Task prompt
Leaving out all images, write out the records that follow exactly.

Extracted data
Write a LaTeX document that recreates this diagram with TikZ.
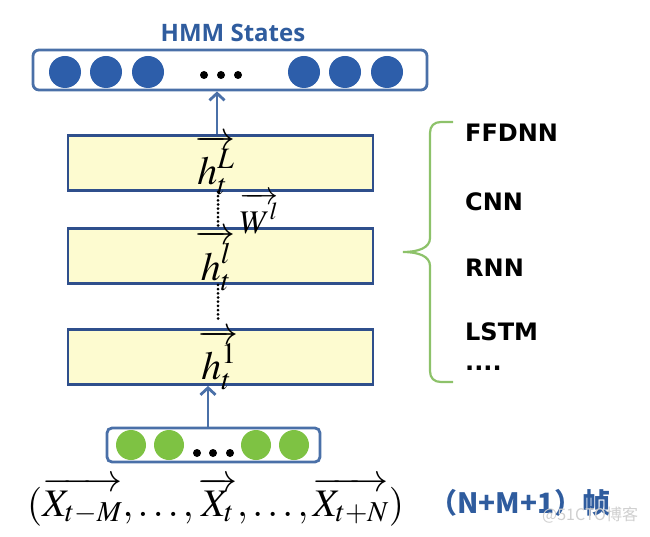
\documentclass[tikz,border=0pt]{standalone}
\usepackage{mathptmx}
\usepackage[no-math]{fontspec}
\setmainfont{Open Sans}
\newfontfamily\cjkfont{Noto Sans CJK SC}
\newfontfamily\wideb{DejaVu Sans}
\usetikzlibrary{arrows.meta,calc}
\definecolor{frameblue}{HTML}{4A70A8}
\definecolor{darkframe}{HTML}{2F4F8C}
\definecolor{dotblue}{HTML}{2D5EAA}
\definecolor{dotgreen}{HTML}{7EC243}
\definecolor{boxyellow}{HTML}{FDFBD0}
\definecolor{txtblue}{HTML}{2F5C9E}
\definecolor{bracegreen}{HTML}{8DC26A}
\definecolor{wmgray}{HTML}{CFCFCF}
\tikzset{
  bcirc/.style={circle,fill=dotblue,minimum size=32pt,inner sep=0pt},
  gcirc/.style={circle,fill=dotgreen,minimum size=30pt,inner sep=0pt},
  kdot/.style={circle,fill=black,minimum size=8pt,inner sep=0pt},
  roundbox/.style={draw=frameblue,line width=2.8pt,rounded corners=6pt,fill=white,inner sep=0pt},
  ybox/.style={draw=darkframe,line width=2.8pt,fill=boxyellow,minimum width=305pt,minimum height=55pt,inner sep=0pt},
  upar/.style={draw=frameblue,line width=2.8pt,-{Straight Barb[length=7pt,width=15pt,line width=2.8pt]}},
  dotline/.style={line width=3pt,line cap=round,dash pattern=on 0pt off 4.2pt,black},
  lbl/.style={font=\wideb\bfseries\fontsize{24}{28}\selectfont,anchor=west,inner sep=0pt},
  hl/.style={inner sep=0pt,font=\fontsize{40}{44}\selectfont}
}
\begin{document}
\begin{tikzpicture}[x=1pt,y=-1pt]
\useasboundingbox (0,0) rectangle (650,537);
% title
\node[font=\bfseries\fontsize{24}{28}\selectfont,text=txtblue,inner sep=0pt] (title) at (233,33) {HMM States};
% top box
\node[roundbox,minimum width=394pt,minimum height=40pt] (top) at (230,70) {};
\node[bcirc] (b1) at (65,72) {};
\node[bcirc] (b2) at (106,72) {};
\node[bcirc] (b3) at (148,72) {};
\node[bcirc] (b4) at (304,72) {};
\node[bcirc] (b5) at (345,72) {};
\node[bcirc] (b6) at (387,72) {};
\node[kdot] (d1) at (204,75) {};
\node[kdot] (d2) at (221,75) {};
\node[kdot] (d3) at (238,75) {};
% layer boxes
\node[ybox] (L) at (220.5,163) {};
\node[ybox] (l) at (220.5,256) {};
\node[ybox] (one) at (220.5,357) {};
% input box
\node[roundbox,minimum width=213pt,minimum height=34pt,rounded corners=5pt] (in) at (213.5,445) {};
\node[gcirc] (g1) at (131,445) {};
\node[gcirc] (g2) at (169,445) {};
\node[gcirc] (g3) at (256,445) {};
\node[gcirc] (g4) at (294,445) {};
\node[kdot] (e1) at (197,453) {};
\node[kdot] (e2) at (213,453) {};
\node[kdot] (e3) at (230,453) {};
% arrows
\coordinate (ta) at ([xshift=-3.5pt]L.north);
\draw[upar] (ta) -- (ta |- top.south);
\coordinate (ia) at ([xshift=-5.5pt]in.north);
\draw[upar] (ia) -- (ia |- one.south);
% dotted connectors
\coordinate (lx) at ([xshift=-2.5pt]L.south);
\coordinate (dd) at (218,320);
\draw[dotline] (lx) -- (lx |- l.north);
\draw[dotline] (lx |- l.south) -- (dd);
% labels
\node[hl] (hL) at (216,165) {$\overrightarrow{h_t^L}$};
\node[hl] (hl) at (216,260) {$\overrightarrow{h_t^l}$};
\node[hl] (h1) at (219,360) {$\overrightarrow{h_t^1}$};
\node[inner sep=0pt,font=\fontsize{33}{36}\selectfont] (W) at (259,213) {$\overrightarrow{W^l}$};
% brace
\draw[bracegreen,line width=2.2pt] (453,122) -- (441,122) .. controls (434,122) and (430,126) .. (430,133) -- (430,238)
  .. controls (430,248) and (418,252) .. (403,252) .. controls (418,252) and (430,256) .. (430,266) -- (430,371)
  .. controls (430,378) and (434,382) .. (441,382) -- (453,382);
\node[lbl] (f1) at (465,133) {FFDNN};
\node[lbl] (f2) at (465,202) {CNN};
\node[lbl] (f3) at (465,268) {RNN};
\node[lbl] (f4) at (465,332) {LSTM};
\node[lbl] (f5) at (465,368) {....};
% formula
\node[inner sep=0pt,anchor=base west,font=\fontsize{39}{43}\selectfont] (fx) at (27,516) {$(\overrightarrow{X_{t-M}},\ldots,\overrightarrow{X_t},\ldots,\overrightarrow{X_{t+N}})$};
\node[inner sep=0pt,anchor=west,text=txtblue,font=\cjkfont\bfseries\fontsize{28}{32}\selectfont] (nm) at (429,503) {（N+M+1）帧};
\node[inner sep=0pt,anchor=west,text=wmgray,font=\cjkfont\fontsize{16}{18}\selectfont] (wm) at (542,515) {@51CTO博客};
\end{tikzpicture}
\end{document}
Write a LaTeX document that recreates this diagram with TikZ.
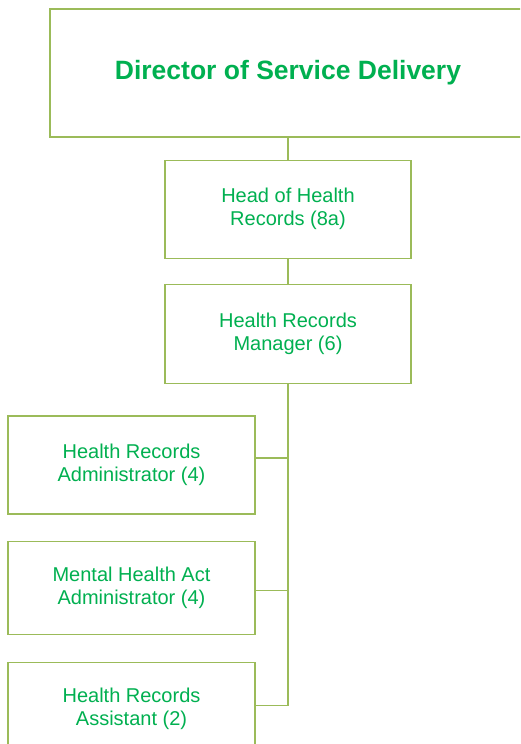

Task output
Write a LaTeX document that recreates this diagram with TikZ.
\documentclass[tikz,border=0pt]{standalone}
\usepackage{mathptmx}
\usepackage[no-math]{fontspec}
\setmainfont{Open Sans}
\newfontfamily\cjkfont{Noto Sans CJK SC}
\newfontfamily\wideb{DejaVu Sans}
\usetikzlibrary{arrows.meta,calc}
\definecolor{frameblue}{HTML}{4A70A8}
\definecolor{darkframe}{HTML}{2F4F8C}
\definecolor{dotblue}{HTML}{2D5EAA}
\definecolor{dotgreen}{HTML}{7EC243}
\definecolor{boxyellow}{HTML}{FDFBD0}
\definecolor{txtblue}{HTML}{2F5C9E}
\definecolor{bracegreen}{HTML}{8DC26A}
\definecolor{wmgray}{HTML}{CFCFCF}
\tikzset{
  bcirc/.style={circle,fill=dotblue,minimum size=32pt,inner sep=0pt},
  gcirc/.style={circle,fill=dotgreen,minimum size=30pt,inner sep=0pt},
  kdot/.style={circle,fill=black,minimum size=8pt,inner sep=0pt},
  roundbox/.style={draw=frameblue,line width=2.8pt,rounded corners=6pt,fill=white,inner sep=0pt},
  ybox/.style={draw=darkframe,line width=2.8pt,fill=boxyellow,minimum width=305pt,minimum height=55pt,inner sep=0pt},
  upar/.style={draw=frameblue,line width=2.8pt,-{Straight Barb[length=7pt,width=15pt,line width=2.8pt]}},
  dotline/.style={line width=3pt,line cap=round,dash pattern=on 0pt off 4.2pt,black},
  lbl/.style={font=\wideb\bfseries\fontsize{24}{28}\selectfont,anchor=west,inner sep=0pt},
  hl/.style={inner sep=0pt,font=\fontsize{40}{44}\selectfont}
}
\begin{document}
\begin{tikzpicture}[x=1pt,y=-1pt]
\useasboundingbox (0,0) rectangle (650,537);
% title
\node[font=\bfseries\fontsize{24}{28}\selectfont,text=txtblue,inner sep=0pt] (title) at (233,33) {HMM States};
% top box
\node[roundbox,minimum width=394pt,minimum height=40pt] (top) at (230,70) {};
\node[bcirc] (b1) at (65,72) {};
\node[bcirc] (b2) at (106,72) {};
\node[bcirc] (b3) at (148,72) {};
\node[bcirc] (b4) at (304,72) {};
\node[bcirc] (b5) at (345,72) {};
\node[bcirc] (b6) at (387,72) {};
\node[kdot] (d1) at (204,75) {};
\node[kdot] (d2) at (221,75) {};
\node[kdot] (d3) at (238,75) {};
% layer boxes
\node[ybox] (L) at (220.5,163) {};
\node[ybox] (l) at (220.5,256) {};
\node[ybox] (one) at (220.5,357) {};
% input box
\node[roundbox,minimum width=213pt,minimum height=34pt,rounded corners=5pt] (in) at (213.5,445) {};
\node[gcirc] (g1) at (131,445) {};
\node[gcirc] (g2) at (169,445) {};
\node[gcirc] (g3) at (256,445) {};
\node[gcirc] (g4) at (294,445) {};
\node[kdot] (e1) at (197,453) {};
\node[kdot] (e2) at (213,453) {};
\node[kdot] (e3) at (230,453) {};
% arrows
\coordinate (ta) at ([xshift=-3.5pt]L.north);
\draw[upar] (ta) -- (ta |- top.south);
\coordinate (ia) at ([xshift=-5.5pt]in.north);
\draw[upar] (ia) -- (ia |- one.south);
% dotted connectors
\coordinate (lx) at ([xshift=-2.5pt]L.south);
\coordinate (dd) at (218,320);
\draw[dotline] (lx) -- (lx |- l.north);
\draw[dotline] (lx |- l.south) -- (dd);
% labels
\node[hl] (hL) at (216,165) {$\overrightarrow{h_t^L}$};
\node[hl] (hl) at (216,260) {$\overrightarrow{h_t^l}$};
\node[hl] (h1) at (219,360) {$\overrightarrow{h_t^1}$};
\node[inner sep=0pt,font=\fontsize{33}{36}\selectfont] (W) at (259,213) {$\overrightarrow{W^l}$};
% brace
\draw[bracegreen,line width=2.2pt] (453,122) -- (441,122) .. controls (434,122) and (430,126) .. (430,133) -- (430,238)
  .. controls (430,248) and (418,252) .. (403,252) .. controls (418,252) and (430,256) .. (430,266) -- (430,371)
  .. controls (430,378) and (434,382) .. (441,382) -- (453,382);
\node[lbl] (f1) at (465,133) {FFDNN};
\node[lbl] (f2) at (465,202) {CNN};
\node[lbl] (f3) at (465,268) {RNN};
\node[lbl] (f4) at (465,332) {LSTM};
\node[lbl] (f5) at (465,368) {....};
% formula
\node[inner sep=0pt,anchor=base west,font=\fontsize{39}{43}\selectfont] (fx) at (27,516) {$(\overrightarrow{X_{t-M}},\ldots,\overrightarrow{X_t},\ldots,\overrightarrow{X_{t+N}})$};
\node[inner sep=0pt,anchor=west,text=txtblue,font=\cjkfont\bfseries\fontsize{28}{32}\selectfont] (nm) at (429,503) {（N+M+1）帧};
\node[inner sep=0pt,anchor=west,text=wmgray,font=\cjkfont\fontsize{16}{18}\selectfont] (wm) at (542,515) {@51CTO博客};
\end{tikzpicture}
\end{document}
Write a LaTeX document that recreates this diagram with TikZ.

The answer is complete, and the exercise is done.